### What you need to do
Print the records below exactly, from the line containing "Emit a Python" down to the line containing "label=label_konv)", both lines included, and omit every picture.
[Begin]
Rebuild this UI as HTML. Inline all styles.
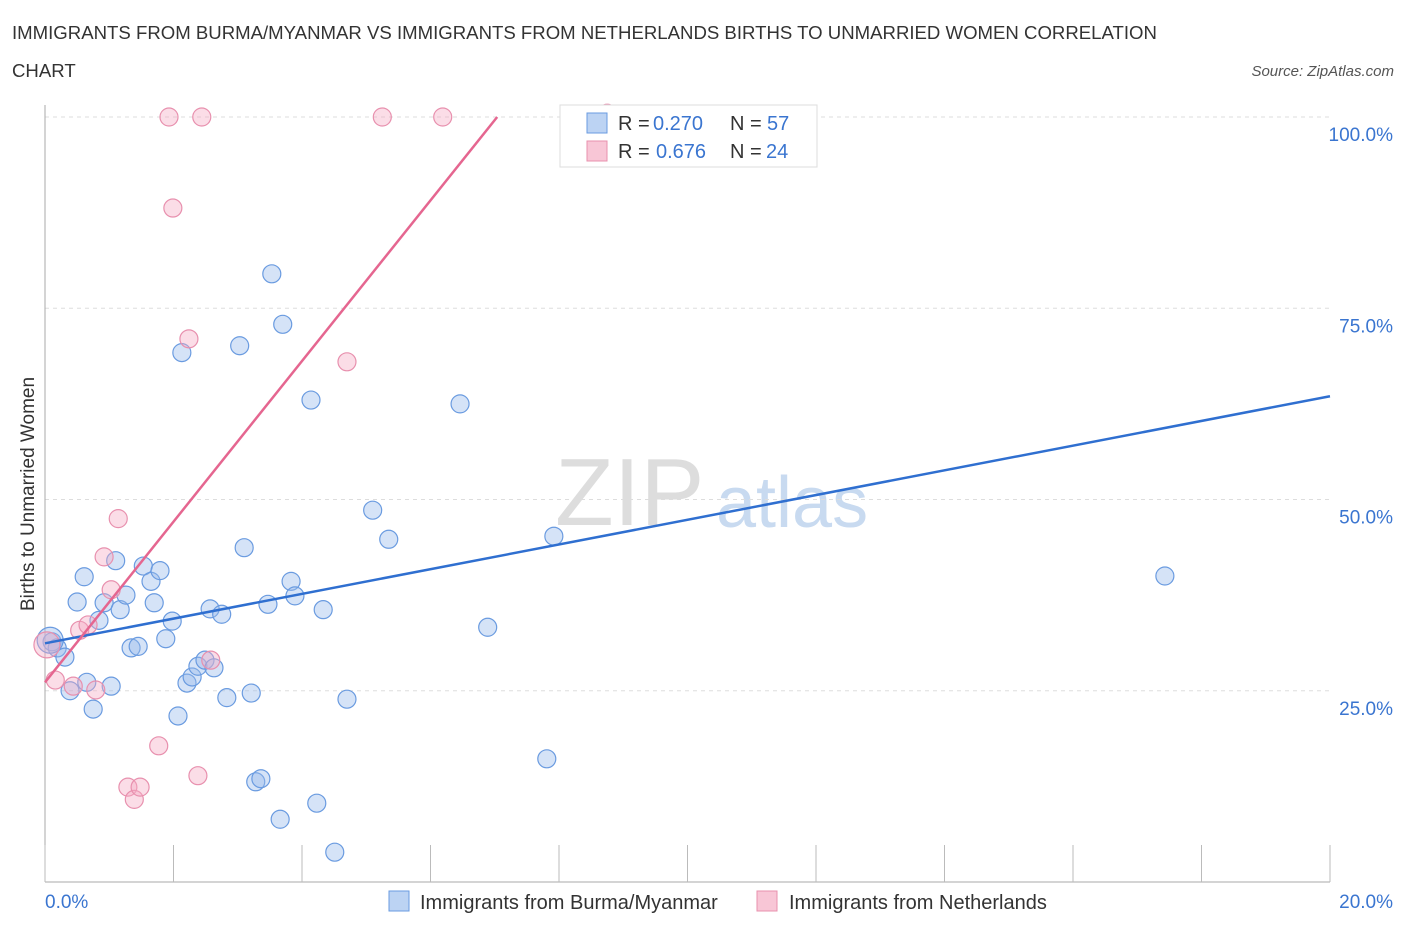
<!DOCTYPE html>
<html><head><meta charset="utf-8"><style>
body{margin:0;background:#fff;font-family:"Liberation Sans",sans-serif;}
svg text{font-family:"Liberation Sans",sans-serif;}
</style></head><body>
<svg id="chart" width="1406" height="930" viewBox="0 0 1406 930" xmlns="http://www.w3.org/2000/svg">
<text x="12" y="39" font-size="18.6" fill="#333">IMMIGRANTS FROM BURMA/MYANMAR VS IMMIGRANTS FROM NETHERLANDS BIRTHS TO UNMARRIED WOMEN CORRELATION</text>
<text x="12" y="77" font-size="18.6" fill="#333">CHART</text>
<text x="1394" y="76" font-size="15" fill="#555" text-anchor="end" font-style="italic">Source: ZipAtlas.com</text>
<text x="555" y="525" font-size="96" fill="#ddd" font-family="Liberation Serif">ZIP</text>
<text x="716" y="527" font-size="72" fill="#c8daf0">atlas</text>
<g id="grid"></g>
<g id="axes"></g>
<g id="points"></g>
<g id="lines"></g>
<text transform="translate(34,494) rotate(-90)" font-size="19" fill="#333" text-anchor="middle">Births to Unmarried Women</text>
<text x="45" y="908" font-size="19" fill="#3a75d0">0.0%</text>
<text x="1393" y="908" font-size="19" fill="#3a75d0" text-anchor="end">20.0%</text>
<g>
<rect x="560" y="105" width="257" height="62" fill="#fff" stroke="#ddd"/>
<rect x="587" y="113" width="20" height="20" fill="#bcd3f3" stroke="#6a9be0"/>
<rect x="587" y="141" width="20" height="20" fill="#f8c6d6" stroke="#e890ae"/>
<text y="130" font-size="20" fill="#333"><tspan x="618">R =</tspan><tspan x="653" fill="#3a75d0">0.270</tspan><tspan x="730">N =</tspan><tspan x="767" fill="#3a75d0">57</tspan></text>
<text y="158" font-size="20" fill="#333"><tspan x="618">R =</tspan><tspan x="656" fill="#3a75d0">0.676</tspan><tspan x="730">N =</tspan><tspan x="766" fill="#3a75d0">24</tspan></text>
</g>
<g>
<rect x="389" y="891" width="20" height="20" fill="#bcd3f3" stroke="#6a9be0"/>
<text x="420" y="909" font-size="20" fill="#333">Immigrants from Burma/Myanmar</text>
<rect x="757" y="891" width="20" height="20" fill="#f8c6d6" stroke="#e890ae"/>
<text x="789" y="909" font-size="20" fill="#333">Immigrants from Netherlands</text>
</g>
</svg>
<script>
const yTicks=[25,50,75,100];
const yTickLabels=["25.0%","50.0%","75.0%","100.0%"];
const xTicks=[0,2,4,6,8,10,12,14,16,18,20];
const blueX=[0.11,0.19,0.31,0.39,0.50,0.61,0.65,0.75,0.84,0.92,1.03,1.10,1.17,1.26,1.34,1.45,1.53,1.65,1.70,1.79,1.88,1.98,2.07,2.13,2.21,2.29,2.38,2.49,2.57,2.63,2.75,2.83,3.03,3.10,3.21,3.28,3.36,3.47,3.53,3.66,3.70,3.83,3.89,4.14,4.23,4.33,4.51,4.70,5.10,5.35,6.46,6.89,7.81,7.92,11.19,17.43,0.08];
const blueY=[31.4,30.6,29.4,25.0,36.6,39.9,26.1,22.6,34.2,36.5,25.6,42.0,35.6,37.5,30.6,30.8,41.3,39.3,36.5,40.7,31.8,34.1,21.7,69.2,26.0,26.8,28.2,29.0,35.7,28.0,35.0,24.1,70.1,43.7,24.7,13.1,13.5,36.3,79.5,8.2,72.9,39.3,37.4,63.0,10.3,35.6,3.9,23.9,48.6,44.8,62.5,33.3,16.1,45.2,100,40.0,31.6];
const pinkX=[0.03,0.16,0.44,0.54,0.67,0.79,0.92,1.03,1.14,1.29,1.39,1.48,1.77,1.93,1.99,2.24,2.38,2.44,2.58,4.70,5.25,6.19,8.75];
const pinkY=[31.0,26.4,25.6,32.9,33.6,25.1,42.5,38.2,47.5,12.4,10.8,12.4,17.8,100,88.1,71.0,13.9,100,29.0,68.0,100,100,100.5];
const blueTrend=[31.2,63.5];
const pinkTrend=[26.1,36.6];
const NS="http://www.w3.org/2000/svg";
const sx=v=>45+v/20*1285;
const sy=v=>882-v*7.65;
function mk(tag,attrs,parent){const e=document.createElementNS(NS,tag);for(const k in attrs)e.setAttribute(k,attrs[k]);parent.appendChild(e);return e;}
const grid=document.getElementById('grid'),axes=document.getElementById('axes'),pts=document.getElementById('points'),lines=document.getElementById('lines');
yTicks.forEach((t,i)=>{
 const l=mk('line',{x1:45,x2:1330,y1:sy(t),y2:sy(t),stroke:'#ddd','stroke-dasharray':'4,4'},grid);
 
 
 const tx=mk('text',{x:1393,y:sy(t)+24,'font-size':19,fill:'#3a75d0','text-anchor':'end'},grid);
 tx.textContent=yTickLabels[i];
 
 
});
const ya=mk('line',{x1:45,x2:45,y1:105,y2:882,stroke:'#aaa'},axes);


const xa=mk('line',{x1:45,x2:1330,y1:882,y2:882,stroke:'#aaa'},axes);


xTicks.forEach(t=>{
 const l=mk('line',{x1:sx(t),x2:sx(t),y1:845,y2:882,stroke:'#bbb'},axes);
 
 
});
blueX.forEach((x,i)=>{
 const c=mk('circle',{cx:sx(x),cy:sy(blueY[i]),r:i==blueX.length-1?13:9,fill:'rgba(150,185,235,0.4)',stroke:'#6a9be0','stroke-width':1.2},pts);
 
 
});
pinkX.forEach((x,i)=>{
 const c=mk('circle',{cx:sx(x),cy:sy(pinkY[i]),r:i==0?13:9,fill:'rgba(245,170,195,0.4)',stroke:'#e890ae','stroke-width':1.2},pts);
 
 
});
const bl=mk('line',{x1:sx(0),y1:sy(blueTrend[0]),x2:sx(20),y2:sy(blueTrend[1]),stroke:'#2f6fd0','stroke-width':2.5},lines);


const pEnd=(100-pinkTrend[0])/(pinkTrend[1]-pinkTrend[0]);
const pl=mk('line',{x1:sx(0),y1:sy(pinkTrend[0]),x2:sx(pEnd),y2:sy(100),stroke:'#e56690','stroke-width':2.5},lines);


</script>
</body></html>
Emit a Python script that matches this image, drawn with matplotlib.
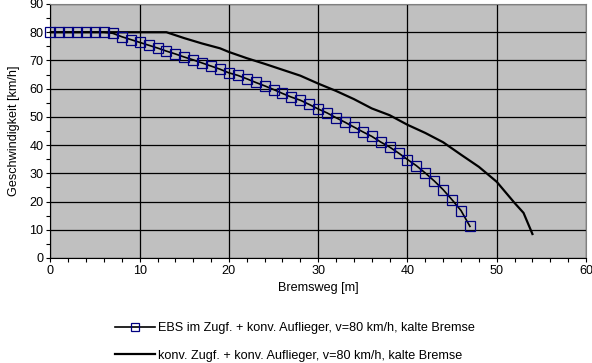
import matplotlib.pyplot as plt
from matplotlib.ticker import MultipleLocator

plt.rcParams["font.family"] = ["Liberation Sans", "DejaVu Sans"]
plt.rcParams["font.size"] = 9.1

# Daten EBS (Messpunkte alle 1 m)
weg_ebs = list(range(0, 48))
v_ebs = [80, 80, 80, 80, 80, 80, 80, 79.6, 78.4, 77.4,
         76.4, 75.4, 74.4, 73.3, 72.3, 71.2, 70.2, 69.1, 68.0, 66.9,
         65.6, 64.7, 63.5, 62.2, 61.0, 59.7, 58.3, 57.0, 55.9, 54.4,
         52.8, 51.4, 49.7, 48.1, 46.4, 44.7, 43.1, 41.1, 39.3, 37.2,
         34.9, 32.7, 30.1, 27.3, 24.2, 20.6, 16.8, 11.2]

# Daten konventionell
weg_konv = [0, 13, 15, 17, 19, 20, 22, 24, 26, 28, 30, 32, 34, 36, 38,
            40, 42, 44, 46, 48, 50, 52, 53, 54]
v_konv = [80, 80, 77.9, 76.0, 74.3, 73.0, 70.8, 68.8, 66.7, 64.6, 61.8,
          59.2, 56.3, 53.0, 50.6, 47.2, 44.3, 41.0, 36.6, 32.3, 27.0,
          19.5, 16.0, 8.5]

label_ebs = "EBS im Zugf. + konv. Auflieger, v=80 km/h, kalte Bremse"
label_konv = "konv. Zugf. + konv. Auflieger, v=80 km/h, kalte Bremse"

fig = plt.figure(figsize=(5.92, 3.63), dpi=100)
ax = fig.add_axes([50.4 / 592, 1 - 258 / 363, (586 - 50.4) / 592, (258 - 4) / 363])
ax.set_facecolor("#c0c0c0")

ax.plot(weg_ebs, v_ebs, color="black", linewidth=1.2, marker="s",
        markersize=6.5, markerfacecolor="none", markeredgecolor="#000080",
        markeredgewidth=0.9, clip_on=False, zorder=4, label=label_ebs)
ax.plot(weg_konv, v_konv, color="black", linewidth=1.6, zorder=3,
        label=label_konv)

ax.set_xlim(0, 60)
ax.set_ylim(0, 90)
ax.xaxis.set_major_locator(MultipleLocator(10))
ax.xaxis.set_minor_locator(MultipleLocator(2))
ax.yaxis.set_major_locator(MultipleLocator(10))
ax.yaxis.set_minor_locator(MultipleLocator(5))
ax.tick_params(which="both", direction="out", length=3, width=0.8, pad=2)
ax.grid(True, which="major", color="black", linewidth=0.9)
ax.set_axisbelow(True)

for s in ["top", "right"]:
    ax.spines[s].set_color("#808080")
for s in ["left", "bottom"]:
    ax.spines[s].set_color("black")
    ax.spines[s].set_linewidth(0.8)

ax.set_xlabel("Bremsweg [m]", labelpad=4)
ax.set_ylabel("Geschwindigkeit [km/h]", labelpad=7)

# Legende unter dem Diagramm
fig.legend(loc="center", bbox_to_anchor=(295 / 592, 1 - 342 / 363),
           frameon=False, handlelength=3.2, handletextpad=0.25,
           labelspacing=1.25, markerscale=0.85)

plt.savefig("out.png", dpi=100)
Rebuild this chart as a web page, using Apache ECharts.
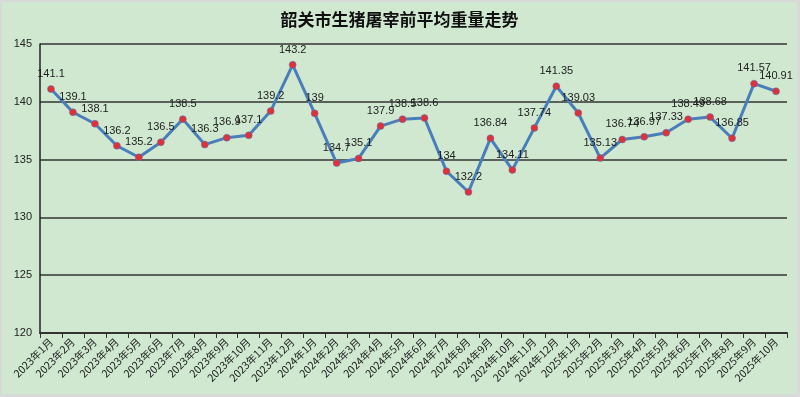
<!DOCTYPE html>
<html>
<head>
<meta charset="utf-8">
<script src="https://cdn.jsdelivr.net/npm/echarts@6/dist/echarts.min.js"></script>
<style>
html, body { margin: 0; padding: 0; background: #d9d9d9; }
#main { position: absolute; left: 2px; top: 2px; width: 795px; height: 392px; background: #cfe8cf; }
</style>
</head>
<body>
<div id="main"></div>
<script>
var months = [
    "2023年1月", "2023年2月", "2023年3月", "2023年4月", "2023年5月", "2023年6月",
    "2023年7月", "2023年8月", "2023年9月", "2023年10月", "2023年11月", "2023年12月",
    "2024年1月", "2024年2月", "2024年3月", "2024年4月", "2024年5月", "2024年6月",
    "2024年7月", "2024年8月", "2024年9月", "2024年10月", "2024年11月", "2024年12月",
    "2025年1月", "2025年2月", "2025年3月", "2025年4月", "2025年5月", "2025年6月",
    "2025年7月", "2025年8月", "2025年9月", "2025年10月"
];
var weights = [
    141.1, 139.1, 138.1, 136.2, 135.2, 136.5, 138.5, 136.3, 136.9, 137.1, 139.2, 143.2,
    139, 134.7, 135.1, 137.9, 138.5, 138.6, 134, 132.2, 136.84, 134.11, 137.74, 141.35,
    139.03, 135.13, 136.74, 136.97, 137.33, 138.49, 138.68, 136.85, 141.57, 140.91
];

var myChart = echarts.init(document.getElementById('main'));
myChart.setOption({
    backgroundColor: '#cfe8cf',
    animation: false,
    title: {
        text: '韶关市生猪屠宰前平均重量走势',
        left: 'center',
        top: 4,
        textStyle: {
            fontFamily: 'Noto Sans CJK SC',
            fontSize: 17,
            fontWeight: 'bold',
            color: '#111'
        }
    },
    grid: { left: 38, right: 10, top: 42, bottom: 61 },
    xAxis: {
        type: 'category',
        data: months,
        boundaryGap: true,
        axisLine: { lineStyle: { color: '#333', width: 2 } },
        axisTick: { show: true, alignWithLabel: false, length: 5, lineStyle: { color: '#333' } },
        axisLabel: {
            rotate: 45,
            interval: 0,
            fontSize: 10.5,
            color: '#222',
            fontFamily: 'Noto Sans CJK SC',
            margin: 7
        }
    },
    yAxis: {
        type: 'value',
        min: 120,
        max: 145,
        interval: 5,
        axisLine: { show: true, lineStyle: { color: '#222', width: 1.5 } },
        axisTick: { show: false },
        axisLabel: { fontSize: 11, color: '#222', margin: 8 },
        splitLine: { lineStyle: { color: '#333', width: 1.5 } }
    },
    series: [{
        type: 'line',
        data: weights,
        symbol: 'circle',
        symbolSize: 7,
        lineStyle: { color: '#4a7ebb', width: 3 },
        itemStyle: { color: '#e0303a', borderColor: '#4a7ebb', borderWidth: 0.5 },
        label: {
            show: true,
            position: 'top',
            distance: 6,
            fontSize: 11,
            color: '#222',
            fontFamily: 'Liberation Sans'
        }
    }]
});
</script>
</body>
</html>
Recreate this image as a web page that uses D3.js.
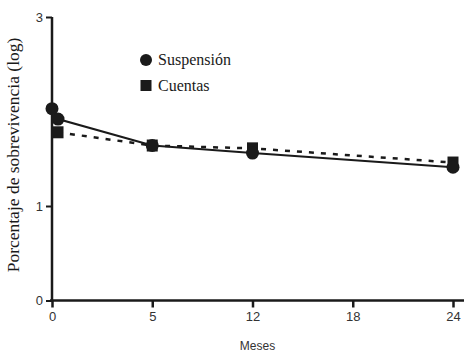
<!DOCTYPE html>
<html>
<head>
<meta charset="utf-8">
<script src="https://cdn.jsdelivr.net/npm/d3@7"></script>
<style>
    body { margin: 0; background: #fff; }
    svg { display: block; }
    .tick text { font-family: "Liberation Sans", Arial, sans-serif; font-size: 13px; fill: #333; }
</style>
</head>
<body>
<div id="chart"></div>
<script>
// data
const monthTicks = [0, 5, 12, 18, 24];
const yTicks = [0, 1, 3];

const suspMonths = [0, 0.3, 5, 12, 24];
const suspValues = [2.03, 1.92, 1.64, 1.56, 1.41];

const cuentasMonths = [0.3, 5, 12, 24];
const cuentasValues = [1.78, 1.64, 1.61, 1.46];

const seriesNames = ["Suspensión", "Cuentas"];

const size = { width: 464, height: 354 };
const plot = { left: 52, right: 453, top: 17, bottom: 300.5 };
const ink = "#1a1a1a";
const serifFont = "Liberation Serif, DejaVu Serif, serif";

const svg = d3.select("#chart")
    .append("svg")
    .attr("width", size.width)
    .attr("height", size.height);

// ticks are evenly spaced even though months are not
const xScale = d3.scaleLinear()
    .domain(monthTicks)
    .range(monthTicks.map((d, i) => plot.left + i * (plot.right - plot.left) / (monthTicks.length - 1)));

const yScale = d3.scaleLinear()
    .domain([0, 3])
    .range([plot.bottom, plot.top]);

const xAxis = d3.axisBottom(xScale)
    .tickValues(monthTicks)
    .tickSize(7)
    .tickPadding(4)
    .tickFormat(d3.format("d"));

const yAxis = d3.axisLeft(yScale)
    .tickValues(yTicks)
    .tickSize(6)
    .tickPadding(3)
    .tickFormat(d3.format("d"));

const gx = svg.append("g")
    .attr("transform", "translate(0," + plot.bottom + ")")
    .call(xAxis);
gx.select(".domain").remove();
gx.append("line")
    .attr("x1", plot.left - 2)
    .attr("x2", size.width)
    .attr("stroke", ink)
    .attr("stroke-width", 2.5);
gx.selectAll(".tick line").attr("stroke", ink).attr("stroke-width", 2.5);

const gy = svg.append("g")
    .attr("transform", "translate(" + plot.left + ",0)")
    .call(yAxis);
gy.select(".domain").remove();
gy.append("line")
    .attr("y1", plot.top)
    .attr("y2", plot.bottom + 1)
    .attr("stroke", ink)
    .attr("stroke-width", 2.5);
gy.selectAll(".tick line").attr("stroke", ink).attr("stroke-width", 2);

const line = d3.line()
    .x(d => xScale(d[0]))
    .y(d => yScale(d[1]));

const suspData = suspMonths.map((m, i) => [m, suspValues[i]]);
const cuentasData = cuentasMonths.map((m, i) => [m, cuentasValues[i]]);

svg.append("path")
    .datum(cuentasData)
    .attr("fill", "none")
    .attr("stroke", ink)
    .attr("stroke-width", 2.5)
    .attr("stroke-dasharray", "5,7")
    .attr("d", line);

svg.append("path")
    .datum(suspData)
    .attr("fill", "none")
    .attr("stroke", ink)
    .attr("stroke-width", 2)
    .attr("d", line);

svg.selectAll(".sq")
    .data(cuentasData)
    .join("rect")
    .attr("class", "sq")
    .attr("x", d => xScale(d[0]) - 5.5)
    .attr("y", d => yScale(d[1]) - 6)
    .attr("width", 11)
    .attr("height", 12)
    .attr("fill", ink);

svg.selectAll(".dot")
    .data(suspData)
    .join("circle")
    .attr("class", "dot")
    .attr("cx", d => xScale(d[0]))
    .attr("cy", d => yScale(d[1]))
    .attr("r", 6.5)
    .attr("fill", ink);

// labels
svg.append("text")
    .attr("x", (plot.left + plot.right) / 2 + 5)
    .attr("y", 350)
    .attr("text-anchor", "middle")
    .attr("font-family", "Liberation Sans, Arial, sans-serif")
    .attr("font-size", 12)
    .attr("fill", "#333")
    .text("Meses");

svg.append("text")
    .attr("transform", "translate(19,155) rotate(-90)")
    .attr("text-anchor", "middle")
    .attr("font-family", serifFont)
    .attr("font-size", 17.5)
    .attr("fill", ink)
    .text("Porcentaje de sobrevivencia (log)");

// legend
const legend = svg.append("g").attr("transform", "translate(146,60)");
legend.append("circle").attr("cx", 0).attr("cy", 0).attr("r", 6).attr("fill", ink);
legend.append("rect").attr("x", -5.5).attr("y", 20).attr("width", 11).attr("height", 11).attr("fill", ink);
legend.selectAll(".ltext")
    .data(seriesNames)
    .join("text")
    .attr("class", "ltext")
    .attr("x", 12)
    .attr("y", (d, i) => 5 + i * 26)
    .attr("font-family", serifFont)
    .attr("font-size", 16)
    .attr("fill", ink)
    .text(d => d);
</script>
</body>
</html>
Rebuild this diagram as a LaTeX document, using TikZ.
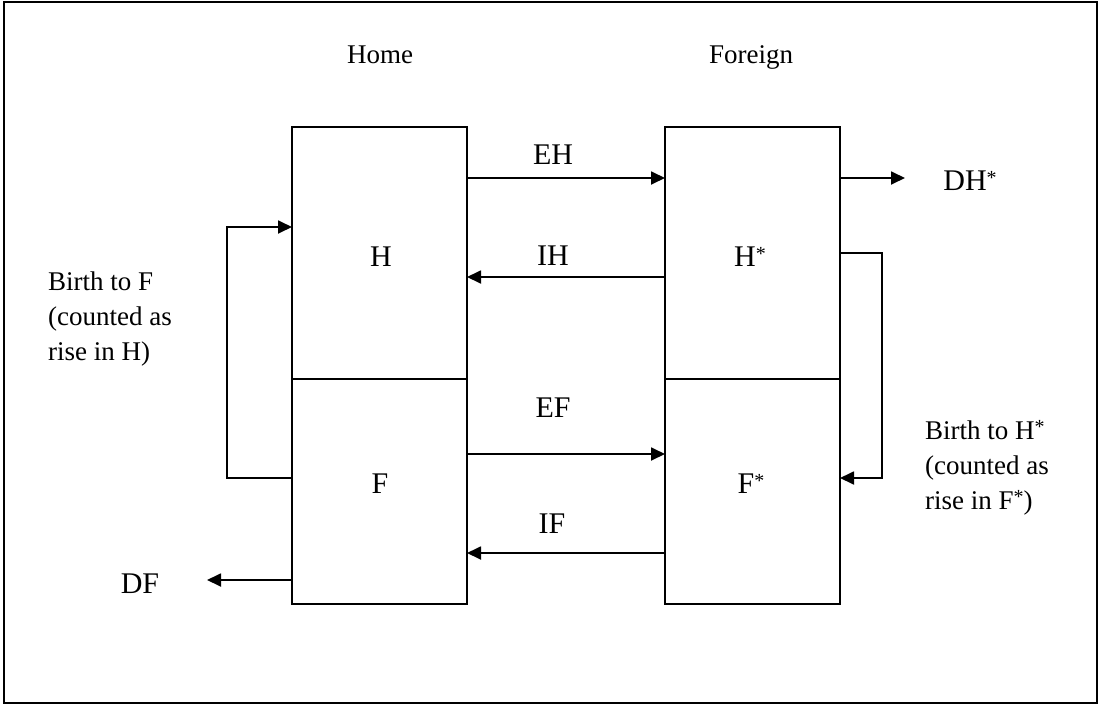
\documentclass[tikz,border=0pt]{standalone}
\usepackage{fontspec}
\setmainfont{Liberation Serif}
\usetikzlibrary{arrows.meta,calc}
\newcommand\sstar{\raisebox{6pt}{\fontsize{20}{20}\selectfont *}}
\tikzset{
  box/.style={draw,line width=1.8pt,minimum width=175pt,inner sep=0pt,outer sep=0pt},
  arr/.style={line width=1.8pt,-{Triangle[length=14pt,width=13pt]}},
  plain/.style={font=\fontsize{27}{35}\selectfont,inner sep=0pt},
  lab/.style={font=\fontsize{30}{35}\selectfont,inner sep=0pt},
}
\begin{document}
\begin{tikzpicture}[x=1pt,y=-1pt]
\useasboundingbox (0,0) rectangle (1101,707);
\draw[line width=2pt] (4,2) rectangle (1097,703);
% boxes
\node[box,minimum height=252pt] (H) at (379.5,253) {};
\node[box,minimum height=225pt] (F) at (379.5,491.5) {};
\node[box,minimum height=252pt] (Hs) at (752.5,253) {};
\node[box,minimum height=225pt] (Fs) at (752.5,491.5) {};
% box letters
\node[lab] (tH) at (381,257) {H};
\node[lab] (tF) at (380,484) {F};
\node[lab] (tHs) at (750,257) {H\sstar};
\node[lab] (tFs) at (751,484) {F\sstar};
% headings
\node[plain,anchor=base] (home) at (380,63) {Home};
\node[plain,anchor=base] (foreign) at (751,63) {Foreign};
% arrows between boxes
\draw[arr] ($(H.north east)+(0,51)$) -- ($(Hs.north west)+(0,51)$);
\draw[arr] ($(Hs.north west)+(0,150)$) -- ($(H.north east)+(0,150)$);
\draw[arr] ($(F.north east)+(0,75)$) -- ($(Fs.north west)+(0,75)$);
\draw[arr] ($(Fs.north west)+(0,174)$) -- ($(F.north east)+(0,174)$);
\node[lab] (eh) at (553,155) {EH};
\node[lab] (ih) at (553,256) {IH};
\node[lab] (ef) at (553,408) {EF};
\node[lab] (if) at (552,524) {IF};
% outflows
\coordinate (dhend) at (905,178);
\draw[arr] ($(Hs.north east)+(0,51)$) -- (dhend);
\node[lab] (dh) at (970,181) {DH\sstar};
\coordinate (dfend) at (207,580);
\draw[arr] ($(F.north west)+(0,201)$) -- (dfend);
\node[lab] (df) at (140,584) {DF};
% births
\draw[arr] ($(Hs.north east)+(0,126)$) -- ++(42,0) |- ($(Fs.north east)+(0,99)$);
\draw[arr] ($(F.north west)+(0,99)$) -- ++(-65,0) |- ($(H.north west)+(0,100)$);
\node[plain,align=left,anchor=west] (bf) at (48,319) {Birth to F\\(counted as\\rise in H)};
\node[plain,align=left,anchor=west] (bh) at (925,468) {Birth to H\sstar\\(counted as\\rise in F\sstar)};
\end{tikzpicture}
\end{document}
[End]
### Final result
Emit a Python script that matches this image, drawn with matplotlib.
import matplotlib.pyplot as plt
from matplotlib.ticker import MultipleLocator

plt.rcParams["font.family"] = ["Liberation Sans", "DejaVu Sans"]
plt.rcParams["font.size"] = 9.1

# Daten EBS (Messpunkte alle 1 m)
weg_ebs = list(range(0, 48))
v_ebs = [80, 80, 80, 80, 80, 80, 80, 79.6, 78.4, 77.4,
         76.4, 75.4, 74.4, 73.3, 72.3, 71.2, 70.2, 69.1, 68.0, 66.9,
         65.6, 64.7, 63.5, 62.2, 61.0, 59.7, 58.3, 57.0, 55.9, 54.4,
         52.8, 51.4, 49.7, 48.1, 46.4, 44.7, 43.1, 41.1, 39.3, 37.2,
         34.9, 32.7, 30.1, 27.3, 24.2, 20.6, 16.8, 11.2]

# Daten konventionell
weg_konv = [0, 13, 15, 17, 19, 20, 22, 24, 26, 28, 30, 32, 34, 36, 38,
            40, 42, 44, 46, 48, 50, 52, 53, 54]
v_konv = [80, 80, 77.9, 76.0, 74.3, 73.0, 70.8, 68.8, 66.7, 64.6, 61.8,
          59.2, 56.3, 53.0, 50.6, 47.2, 44.3, 41.0, 36.6, 32.3, 27.0,
          19.5, 16.0, 8.5]

label_ebs = "EBS im Zugf. + konv. Auflieger, v=80 km/h, kalte Bremse"
label_konv = "konv. Zugf. + konv. Auflieger, v=80 km/h, kalte Bremse"

fig = plt.figure(figsize=(5.92, 3.63), dpi=100)
ax = fig.add_axes([50.4 / 592, 1 - 258 / 363, (586 - 50.4) / 592, (258 - 4) / 363])
ax.set_facecolor("#c0c0c0")

ax.plot(weg_ebs, v_ebs, color="black", linewidth=1.2, marker="s",
        markersize=6.5, markerfacecolor="none", markeredgecolor="#000080",
        markeredgewidth=0.9, clip_on=False, zorder=4, label=label_ebs)
ax.plot(weg_konv, v_konv, color="black", linewidth=1.6, zorder=3,
        label=label_konv)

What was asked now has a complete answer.